§ What is required
Give only a count of the lines that include the string "Clone".

§ Data to process
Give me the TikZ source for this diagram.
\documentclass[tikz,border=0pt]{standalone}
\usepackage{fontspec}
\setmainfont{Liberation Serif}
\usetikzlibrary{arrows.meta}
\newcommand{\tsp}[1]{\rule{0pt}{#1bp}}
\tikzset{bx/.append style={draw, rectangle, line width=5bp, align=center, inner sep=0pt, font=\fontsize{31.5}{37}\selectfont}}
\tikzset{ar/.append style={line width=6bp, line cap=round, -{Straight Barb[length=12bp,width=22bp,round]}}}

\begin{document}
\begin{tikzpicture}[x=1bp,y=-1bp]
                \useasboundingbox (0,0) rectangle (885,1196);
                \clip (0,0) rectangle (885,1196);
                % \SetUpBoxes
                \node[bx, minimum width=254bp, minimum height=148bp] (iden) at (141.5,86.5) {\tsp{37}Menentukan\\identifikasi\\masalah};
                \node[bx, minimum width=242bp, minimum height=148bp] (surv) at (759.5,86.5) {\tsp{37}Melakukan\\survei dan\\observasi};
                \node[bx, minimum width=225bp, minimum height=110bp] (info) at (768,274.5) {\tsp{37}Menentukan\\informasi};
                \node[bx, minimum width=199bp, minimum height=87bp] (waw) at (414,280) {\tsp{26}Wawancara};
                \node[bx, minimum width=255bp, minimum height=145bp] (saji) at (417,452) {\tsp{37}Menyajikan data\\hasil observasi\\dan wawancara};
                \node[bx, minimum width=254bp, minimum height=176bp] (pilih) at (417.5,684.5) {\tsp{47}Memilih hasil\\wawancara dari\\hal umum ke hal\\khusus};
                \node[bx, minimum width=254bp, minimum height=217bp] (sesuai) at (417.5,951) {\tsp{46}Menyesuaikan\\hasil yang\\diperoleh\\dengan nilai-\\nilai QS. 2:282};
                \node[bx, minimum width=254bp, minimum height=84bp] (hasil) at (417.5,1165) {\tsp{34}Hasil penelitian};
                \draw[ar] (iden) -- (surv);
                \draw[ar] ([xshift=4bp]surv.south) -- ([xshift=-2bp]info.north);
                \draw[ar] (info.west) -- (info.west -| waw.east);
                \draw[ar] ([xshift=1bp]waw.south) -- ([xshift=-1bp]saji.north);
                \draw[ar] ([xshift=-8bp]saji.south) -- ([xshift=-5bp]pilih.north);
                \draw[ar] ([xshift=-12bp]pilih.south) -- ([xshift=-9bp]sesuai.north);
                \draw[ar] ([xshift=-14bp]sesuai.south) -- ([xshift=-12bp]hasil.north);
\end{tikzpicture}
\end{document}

==

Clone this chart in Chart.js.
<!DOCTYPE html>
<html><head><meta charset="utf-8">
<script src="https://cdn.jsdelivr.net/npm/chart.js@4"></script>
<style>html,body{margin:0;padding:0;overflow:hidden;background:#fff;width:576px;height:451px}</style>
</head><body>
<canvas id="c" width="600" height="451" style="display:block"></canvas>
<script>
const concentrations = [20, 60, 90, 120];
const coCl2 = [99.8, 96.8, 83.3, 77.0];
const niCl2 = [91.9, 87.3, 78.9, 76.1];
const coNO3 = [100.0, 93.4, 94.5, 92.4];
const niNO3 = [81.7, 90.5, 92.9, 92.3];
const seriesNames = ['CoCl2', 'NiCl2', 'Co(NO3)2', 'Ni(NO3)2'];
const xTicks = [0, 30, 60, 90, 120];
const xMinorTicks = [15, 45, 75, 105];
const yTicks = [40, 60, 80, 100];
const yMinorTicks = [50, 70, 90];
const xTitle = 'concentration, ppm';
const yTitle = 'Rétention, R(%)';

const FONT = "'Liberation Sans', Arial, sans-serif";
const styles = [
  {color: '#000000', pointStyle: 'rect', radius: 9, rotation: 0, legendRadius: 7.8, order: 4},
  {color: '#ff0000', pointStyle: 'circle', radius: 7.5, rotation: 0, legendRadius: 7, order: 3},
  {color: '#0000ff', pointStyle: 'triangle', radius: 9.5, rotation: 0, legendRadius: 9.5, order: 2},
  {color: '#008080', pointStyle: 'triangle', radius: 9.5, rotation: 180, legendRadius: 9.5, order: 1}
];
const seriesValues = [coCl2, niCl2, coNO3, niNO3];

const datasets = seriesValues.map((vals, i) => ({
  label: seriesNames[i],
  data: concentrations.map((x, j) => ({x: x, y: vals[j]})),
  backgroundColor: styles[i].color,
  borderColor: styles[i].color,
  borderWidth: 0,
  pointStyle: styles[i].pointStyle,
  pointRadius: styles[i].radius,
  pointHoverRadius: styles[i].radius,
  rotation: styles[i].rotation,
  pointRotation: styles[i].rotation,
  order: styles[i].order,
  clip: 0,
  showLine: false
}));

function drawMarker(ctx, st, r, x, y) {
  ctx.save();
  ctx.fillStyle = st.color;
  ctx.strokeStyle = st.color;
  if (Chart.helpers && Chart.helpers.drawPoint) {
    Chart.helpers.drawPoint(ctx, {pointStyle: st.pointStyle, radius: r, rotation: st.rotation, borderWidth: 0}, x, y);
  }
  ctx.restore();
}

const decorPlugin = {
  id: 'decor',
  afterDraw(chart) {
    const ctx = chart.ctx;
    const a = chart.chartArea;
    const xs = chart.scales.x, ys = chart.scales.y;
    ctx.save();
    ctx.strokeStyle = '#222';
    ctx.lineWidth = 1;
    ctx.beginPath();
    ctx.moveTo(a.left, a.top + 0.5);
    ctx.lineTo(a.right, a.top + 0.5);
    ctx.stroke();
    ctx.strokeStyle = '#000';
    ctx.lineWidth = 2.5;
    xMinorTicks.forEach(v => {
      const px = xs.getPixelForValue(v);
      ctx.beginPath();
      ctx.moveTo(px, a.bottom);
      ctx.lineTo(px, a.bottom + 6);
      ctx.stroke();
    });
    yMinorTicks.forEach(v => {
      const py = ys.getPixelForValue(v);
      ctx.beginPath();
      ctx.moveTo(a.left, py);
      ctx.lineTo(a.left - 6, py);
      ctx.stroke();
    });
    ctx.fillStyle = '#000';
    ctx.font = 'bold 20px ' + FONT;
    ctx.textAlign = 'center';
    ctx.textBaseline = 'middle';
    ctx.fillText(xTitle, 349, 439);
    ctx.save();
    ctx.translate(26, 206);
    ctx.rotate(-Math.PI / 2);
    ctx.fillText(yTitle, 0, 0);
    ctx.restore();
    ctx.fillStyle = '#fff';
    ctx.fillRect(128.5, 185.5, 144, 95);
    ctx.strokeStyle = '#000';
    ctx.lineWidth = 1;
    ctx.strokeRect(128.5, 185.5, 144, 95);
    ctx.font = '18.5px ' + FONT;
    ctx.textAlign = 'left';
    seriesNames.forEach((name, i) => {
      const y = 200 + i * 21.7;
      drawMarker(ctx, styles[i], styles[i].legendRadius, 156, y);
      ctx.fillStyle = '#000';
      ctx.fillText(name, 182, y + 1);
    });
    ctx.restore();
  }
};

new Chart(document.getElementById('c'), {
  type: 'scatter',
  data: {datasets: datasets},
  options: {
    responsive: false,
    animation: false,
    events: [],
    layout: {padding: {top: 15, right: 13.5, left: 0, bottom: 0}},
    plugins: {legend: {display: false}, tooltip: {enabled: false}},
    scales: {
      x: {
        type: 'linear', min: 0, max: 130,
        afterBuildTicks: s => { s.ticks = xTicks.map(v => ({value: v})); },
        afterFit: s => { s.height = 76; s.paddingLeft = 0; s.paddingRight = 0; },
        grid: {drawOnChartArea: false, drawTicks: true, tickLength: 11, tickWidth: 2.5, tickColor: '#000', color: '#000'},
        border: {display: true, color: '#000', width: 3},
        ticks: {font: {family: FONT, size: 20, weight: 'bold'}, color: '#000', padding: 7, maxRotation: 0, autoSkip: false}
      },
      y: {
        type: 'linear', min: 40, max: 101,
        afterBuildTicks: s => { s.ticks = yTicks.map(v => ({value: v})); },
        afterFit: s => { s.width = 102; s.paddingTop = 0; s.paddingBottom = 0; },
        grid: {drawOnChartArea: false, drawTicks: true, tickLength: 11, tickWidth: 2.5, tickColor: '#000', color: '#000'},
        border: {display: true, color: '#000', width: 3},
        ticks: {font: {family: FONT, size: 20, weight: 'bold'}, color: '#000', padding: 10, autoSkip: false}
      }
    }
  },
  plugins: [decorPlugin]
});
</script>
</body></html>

...

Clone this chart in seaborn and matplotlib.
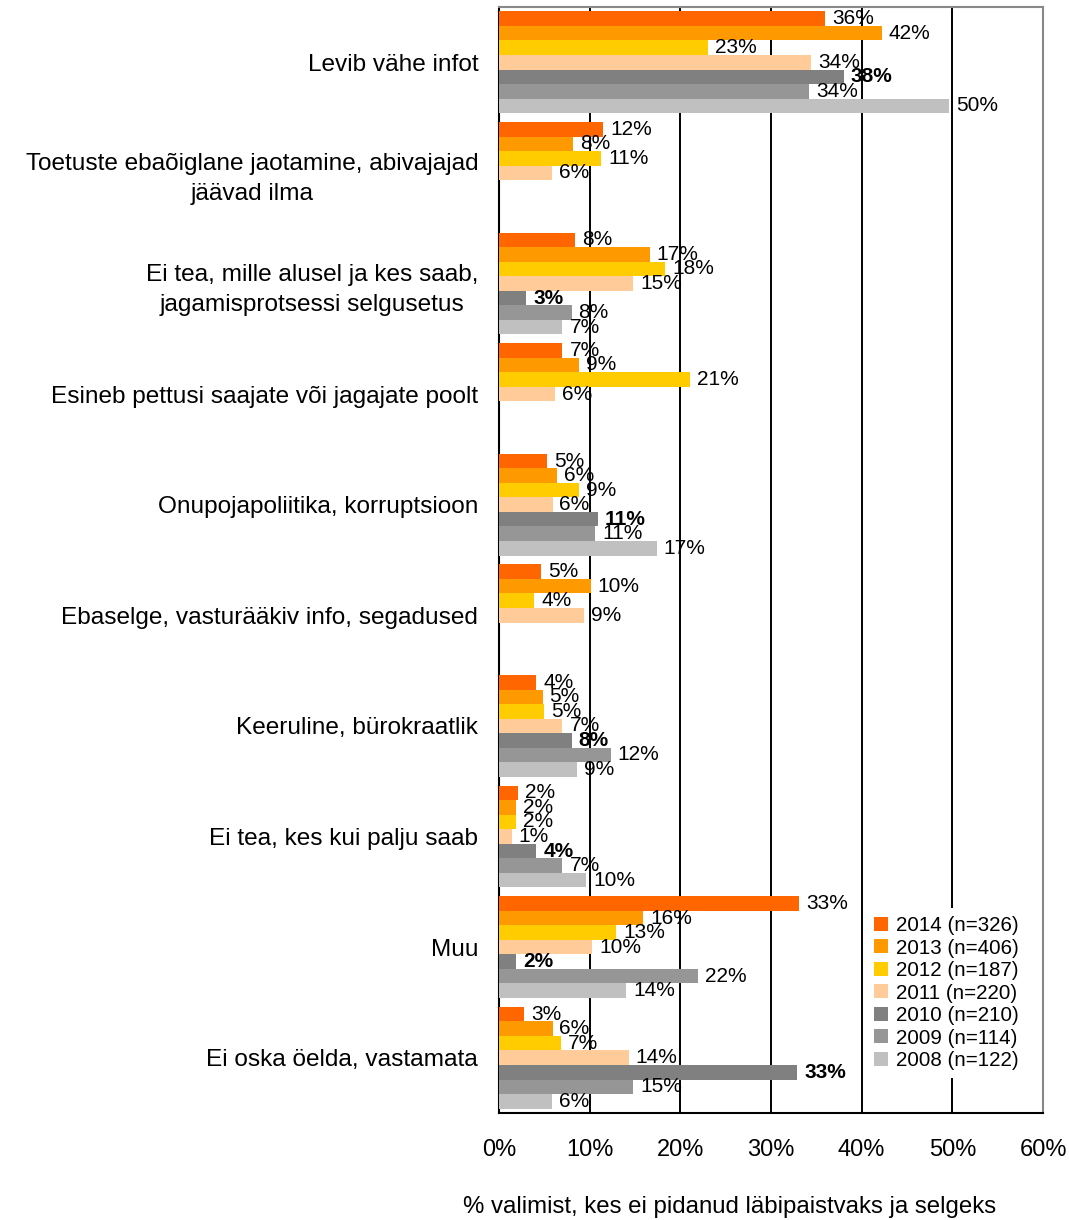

§ Exercise answer
2